Lindsey Vonn Lindsey Vonn Lindsey Vonn Lindsey Vonn. You've heard of her, right? Obviously the media has as well. Eyes rolled in our house at the New York Times front-page article title that read

Vonn crashes out of super combined
U.S. teammate Mancuso wins silver

How about a rewrite on that:

Julia Mancuso wins silver to become the first woman Olympic skier ever to medal the three different races
Vonn crashes and does not finish race

Ok, that's probably too long, so how about this:

Mancuso wins silver
Vonn biffs

Julia Mancuso has three—count 'em, three— Olympic medals: a gold in Turin and two silvers so far in Vancouver. And lots to say and a great attitude. Listen to the two and tell me who you'd rather hang with. So maybe the media can switch their focus from Lindsey Vonn talking about Tiger Woods (the man plays golf for christsake—and sleeps with a bunch of skanky women) and listen to the woman who skis for fun, designs underwear, and before heading to Vancouver spent her weekend with a bunch of kids on her home mountain at Squaw.

Yep—including my kid, fourth from the left in the bright green pants.

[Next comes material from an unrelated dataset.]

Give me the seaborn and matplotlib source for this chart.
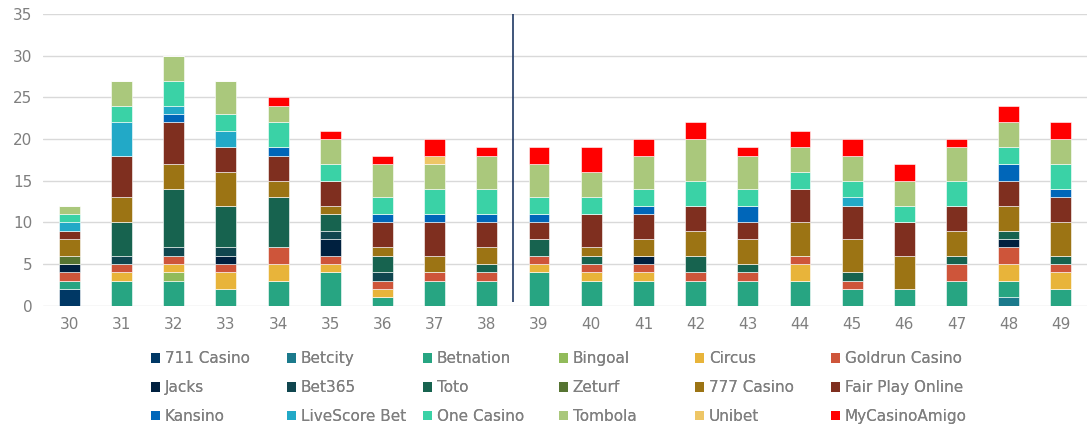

She poses for pics and took a run down the mountain with the Mighty Mites (the little guys) on Saturday and since the Tahoe League was away racing that day came back on Sunday for more pics and helmet signings. She was friendly, accessible, and a great example for all the Squaw kids. The Mighty Mite boy in the house we share observed "She was very nice. And I think she is a little bit prettier than Lindsey Vonn." She's the whole package, and while we root for all the U.S. skiers, we save the loudest cheers for Julia Mancuso.

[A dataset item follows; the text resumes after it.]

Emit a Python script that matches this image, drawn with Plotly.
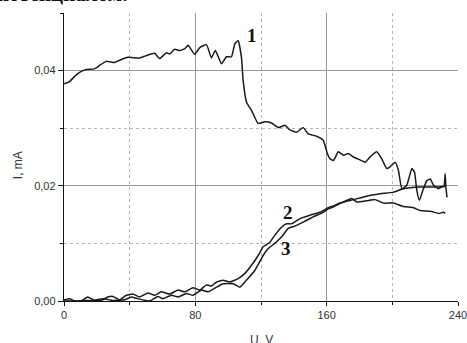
import plotly.graph_objects as go

# Curve 1
u1 = [0, 3.4, 6.5, 9.5, 13.5, 18.6, 21.7, 25.7, 30.8, 33.9, 38.9, 46.1, 50.2, 55.2, 58.3, 62.4,
      64.4, 67.4, 70.5, 73.6, 75.6, 79.6, 82.7, 86.8, 89.8, 92.2, 95.9, 99.0, 102.0, 104.1,
      106.1, 108.1, 109.1, 111.2, 114.2, 118.3, 122.4, 126.4, 130.5, 134.6, 137.6, 141.7,
      145.7, 148.8, 153.9, 157.9, 160.4, 162.0, 164.1, 167.1, 170.2, 173.2, 176.3, 180.3,
      183.4, 186.4, 190.5, 193.5, 196.6, 198.6, 201.7, 203.7, 205.8, 208.8, 211.9, 213.5,
      214.9, 216.5, 218.6, 221.0, 223.1, 225.1, 228.1, 230.2, 231.5, 232.2, 232.6, 233.3]
i1 = [0.0377, 0.0381, 0.0390, 0.0397, 0.0402, 0.0403, 0.0409, 0.0416, 0.0414, 0.0418, 0.0423,
      0.0422, 0.0426, 0.0430, 0.0421, 0.0431, 0.0429, 0.0437, 0.0435, 0.0438, 0.0444, 0.0428,
      0.0440, 0.0445, 0.0422, 0.0435, 0.0412, 0.0424, 0.0424, 0.0447, 0.0452, 0.0423, 0.0383,
      0.0345, 0.0331, 0.0308, 0.0311, 0.0309, 0.0301, 0.0305, 0.0297, 0.0293, 0.0301, 0.0290,
      0.0286, 0.0279, 0.0256, 0.0247, 0.0244, 0.0259, 0.0253, 0.0256, 0.0250, 0.0245, 0.0241,
      0.0250, 0.0259, 0.0247, 0.0230, 0.0233, 0.0241, 0.0227, 0.0195, 0.0201, 0.0230, 0.0224,
      0.0192, 0.0175, 0.0192, 0.0209, 0.0212, 0.0201, 0.0195, 0.0198, 0.0200, 0.0221, 0.0198,
      0.0180]

# Curve 2
u2 = [0, 3.4, 6.4, 10.5, 14.5, 18.6, 22.7, 26.7, 29.8, 33.9, 38.0, 42.0, 46.1, 51.1, 55.2,
      59.3, 64.4, 69.5, 73.5, 78.6, 82.7, 86.8, 89.8, 92.9, 96.9, 101.0, 106.1, 110.2, 114.2,
      118.3, 121.3, 125.4, 128.4, 132.5, 135.6, 138.6, 143.7, 149.8, 155.9, 161.0, 164.0,
      168.1, 176.3, 184.4, 192.5, 200.7, 206.8, 217.0, 225.1, 232.2]
i2 = [0.0002, 0.0004, 0.0, 0.0, 0.0007, 0.0001, 0.0001, 0.0007, 0.0008, 0.0002, 0.0010, 0.0012,
      0.0007, 0.0014, 0.0010, 0.0016, 0.0012, 0.0019, 0.0016, 0.0023, 0.0019, 0.0028, 0.0026,
      0.0033, 0.0036, 0.0033, 0.0039, 0.0048, 0.0062, 0.0079, 0.0094, 0.0102, 0.0114, 0.0128,
      0.0134, 0.0134, 0.0143, 0.0149, 0.0154, 0.0162, 0.0165, 0.0170, 0.0176, 0.0182, 0.0186,
      0.0189, 0.0195, 0.0198, 0.0198, 0.0199]

# Curve 3
u3 = [0, 8, 12, 17.6, 23.7, 29.8, 36.9, 41.0, 45.0, 52.2, 57.2, 60.3, 65.4, 69.5, 74.6, 78.6,
      83.7, 87.8, 92.9, 96.9, 103.0, 107.1, 111.1, 116.2, 121.3, 124.4, 128.4, 132.5, 136.6,
      140.7, 145.7, 151.8, 157.9, 161.0, 164.0, 168.0, 175.3, 178.3, 184.4, 189.5, 194.6,
      200.7, 206.8, 213.0, 217.0, 223.1, 228.2, 231.2, 232.2]
i3 = [0.0, 0.0, 0.0001, 0.0001, 0.0004, 0.0001, 0.0002, 0.0007, 0.0004, 0.0, 0.0008, 0.0004,
      0.0010, 0.0007, 0.0013, 0.0010, 0.0019, 0.0016, 0.0024, 0.0030, 0.0030, 0.0024, 0.0036,
      0.0053, 0.0079, 0.0091, 0.0100, 0.0111, 0.0126, 0.0130, 0.0137, 0.0146, 0.0154, 0.0160,
      0.0163, 0.0169, 0.0178, 0.0172, 0.0174, 0.0176, 0.0170, 0.0170, 0.0164, 0.0162, 0.0157,
      0.0156, 0.0152, 0.0154, 0.0152]

x_ticks = [0, 80, 160, 240]
x_tick_labels = ["0", "80", "160", "240"]
y_ticks = [0.0, 0.02, 0.04]
y_tick_labels = ["0,00", "0,02", "0,04"]

curve_labels = ["1", "2", "3"]
label_u = [114.5, 136.5, 135.5]
label_i = [0.0461, 0.0153, 0.0091]

LINE = "#1a1a1a"
fig = go.Figure()
for u, i in [(u1, i1), (u2, i2), (u3, i3)]:
    fig.add_trace(go.Scatter(x=u, y=i, mode="lines",
                             line=dict(color=LINE, width=1.5, shape="spline", smoothing=0.4),
                             showlegend=False, hoverinfo="skip"))

for t, ux, iy in zip(curve_labels, label_u, label_i):
    fig.add_annotation(x=ux, y=iy, text="<b>" + t + "</b>", showarrow=False,
                       font=dict(family="Liberation Serif", size=19, color="#111"),
                       xanchor="center", yanchor="middle")

# cut-off line of page text above the chart
fig.add_annotation(xref="paper", yref="paper", x=-0.175, y=1.066, text="<b>потенциалом.</b>",
                   showarrow=False, xanchor="left", yanchor="middle",
                   font=dict(family="Liberation Serif", size=21, color="#111"))

fig.add_annotation(xref="paper", yref="paper", x=-0.118, y=0.47, text="I, mA", textangle=-90,
                   showarrow=False, xanchor="center", yanchor="middle",
                   font=dict(family="Liberation Sans", size=12, color="#333"))
fig.add_annotation(xref="paper", yref="paper", x=0.5, y=-0.134, text="U, V",
                   showarrow=False, xanchor="center", yanchor="middle",
                   font=dict(family="Liberation Sans", size=12, color="#333"))

fig.update_layout(
    width=467, height=343,
    margin=dict(l=64, r=9, t=13, b=42),
    paper_bgcolor="white", plot_bgcolor="white",
    font=dict(family="Liberation Sans", size=11, color="#333"),
    xaxis=dict(range=[0, 240], tickvals=x_ticks, ticktext=x_tick_labels,
               automargin=False, ticklabeloverflow="allow",
               showline=True, linecolor="#111", linewidth=1.2,
               ticks="outside", ticklen=4, tickcolor="#111",
               showgrid=True, gridcolor="#9a9a9a", gridwidth=1, zeroline=False,
               minor=dict(dtick=40, tick0=0, ticks="outside", ticklen=3, tickcolor="#111",
                          showgrid=True, gridcolor="#b5b5b5", griddash="dot", gridwidth=1)),
    yaxis=dict(range=[0, 0.05], tickvals=y_ticks, ticktext=y_tick_labels,
               automargin=False,
               showline=True, linecolor="#111", linewidth=1.2,
               ticks="outside", ticklen=5, tickcolor="#111",
               showgrid=True, gridcolor="#9a9a9a", gridwidth=1, zeroline=False,
               minor=dict(dtick=0.01, tick0=0, ticks="outside", ticklen=3, tickcolor="#111",
                          showgrid=True, gridcolor="#b5b5b5", griddash="dot", gridwidth=1)),
)

fig.write_html("out.html", config={"displayModeBar": False, "staticPlot": True},
               post_script="document.body.style.margin='0';document.body.style.overflow='hidden';")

Wednesday, February 10, 2010

Concerning big

After being told by Sophie that they would have time to make their valentines in class and that I need not worry about procuring supplies and setting aside time at home for this (hooray!), Sophie came home from school with a few pieces of colored construction paper and NO VALENTINES (crap). Thanks goodness she was able to resolve this on her own. She was telling me the other day how she sometimes wishes she were little again. I observed that whereas she was really cute and very funny when she was little, I mostly prefer her being big. I think.

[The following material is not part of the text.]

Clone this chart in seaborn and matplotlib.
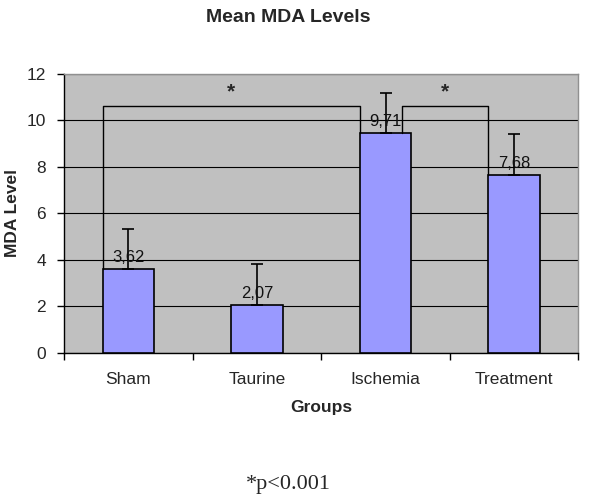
import numpy as np
import pandas as pd
import seaborn as sns
import matplotlib.pyplot as plt

# values
groups = ['Sham', 'Taurine', 'Ischemia', 'Treatment']
mda_mean = [3.61, 2.04, 9.45, 7.64]
mda_err = [1.72, 1.77, 1.72, 1.78]
value_labels = ['3,62', '2,07', '9,71', '7,68']
y_ticks = [0, 2, 4, 6, 8, 10, 12]
# significance brackets: (left group, right group, bracket height)
brackets = [(0, 2, 10.62), (2, 3, 10.62)]

df = pd.DataFrame({'Groups': groups, 'MDA Level': mda_mean})

sns.set_theme(style='white')
plt.rcParams['font.family'] = ['Liberation Sans', 'DejaVu Sans']

fig = plt.figure(figsize=(6, 4.99), dpi=100)
ax = fig.add_axes([0.107, 0.293, 0.857, 0.559])
ax.set_facecolor('#c0c0c0')

sns.barplot(data=df, x='Groups', y='MDA Level', color='#9999ff', saturation=1,
            edgecolor='black', linewidth=1.2, width=0.4, errorbar=None, ax=ax, zorder=3)

x = np.arange(len(groups))
ax.errorbar(x, mda_mean, yerr=[np.zeros(len(groups)), mda_err], fmt='none',
            ecolor='black', elinewidth=1.2, capsize=4, capthick=1.2, zorder=4)

for xi, yi, lab in zip(x, mda_mean, value_labels):
    ax.annotate(lab, (xi, yi), xytext=(0, 3), textcoords='offset points',
                ha='center', va='bottom', fontsize=12, color='#111111', zorder=5)

# bracket ends: bar left edges, except the second one starts right of the Ischemia error bar
bars = ax.patches
left_edge = [b.get_x() for b in bars]
starts = [left_edge[0], x[2] + 0.13]
ends = [left_edge[2], left_edge[3]]
for (g1, g2, h), xs, xe in zip(brackets, starts, ends):
    ax.plot([xs, xs, xe, xe], [mda_mean[g1], h, h, mda_mean[g2]],
            color='black', linewidth=1.0, zorder=5)
    ax.text((xs + xe) / 2, h + 0.2, '*', ha='center', va='bottom',
            fontsize=15, fontweight='bold', zorder=5)

ax.set_xlim(-0.5, len(groups) - 0.5)
ax.set_ylim(0, 12)
ax.set_yticks(y_ticks)
ax.yaxis.grid(True, color='black', linewidth=0.8)
ax.set_axisbelow(True)

ax.set_xticks(x)
ax.set_xticks(np.arange(len(groups) + 1) - 0.5, minor=True)
ax.tick_params(axis='x', which='major', length=0, pad=14, labelsize=12.5)
ax.tick_params(axis='x', which='minor', length=5, width=1, color='black', direction='out', bottom=True)
ax.tick_params(axis='y', length=5, width=1, color='black', direction='out', pad=8, labelsize=12.5, left=True)

for side in ['top', 'right']:
    ax.spines[side].set_color('#909090')
    ax.spines[side].set_linewidth(1)
for side in ['left', 'bottom']:
    ax.spines[side].set_color('black')
    ax.spines[side].set_linewidth(1)

ax.set_xlabel('Groups', fontsize=12.5, fontweight='bold', labelpad=9)
ax.set_ylabel('MDA Level', fontsize=12.5, fontweight='bold', labelpad=5)

fig.text(0.481, 0.965, 'Mean MDA Levels', ha='center', va='center',
         fontsize=14, fontweight='bold')
fig.text(0.48, 0.03, '*p<0.001', ha='center', va='center',
         fontsize=16, family=['Liberation Serif', 'DejaVu Serif'])

fig.savefig('out.png', dpi=100, facecolor='white')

A good part about her being big is that she could make all the valentines for her classmates by herself (yah!):

What I'm not so sure about is that she also made one for an older boy (11!!) on whom she has had a crush for going on three years.

To put this in perspective:

The word "disproportionate" comes to mind. But her feelings are big, so I guess it's appropriate that the valentine should be as well.

I'm working to remember that they're her feelings, not mine. And I have to admit, this is a fairly reasonable and appropriate way for her to express them. She does not want to embarrass herself or the boy and so plans on having a third party discretely slip the valentine in the boy's desk. Then we're going to hightail it out of town for a week. I assume by the time Sophie's back at school all will return to blushes, stammering, and giggles. Right? Right???

Tuesday, February 9, 2010

All the good

While I'm stressing out about the mad scrambling pace of my life these days (pack, unpack, repack, drive, drive, drive), I'm trying to focus on what is good. There's a lot. Here it is.

Good: Heading to the mountains with a few friends and a lot of skis.

Good: The heated boot bag Husband and Sophie got me for Christmas (a surprise late present). This bag plugs into the car while we drive up, and when I put on my boots, they are warm. At the end of the day, wet boots and gloves go in here to dry, significantly reducing stink.

Also good: The new boots I bought to replace the ones that were stolen out of my car the other weekend. They're the same model as I had before, but the current model is much improved and came with a custom, heat-molded liner—super comfy, plus no more cold toes. They rock. Husband thinks I hid my old boots so I could buy these.

Good: Sophie looking good while waiting for her times at last weekend's race at Sierra-at-Tahoe. (Not good: Sierra-at-Tahoe. Besides having a stupid name, it is the lamest ski area ever. Most of the runs are so flat, you should really bring reading material for going down them.)

Really good: The great new friends Sophie has made on her team. We couldn't ask for a more welcoming, supportive group of girls. No mean girls here!

Good: The fact that feminine protection is including in the price of a Squaw lift ticket. Is that awesome or what? So much better than fumbling for lip balm on the lift and dropping a tampon on the head of someone down below. No I haven't, but almost.

Good: Snow, snow, and more snow. Keep it coming!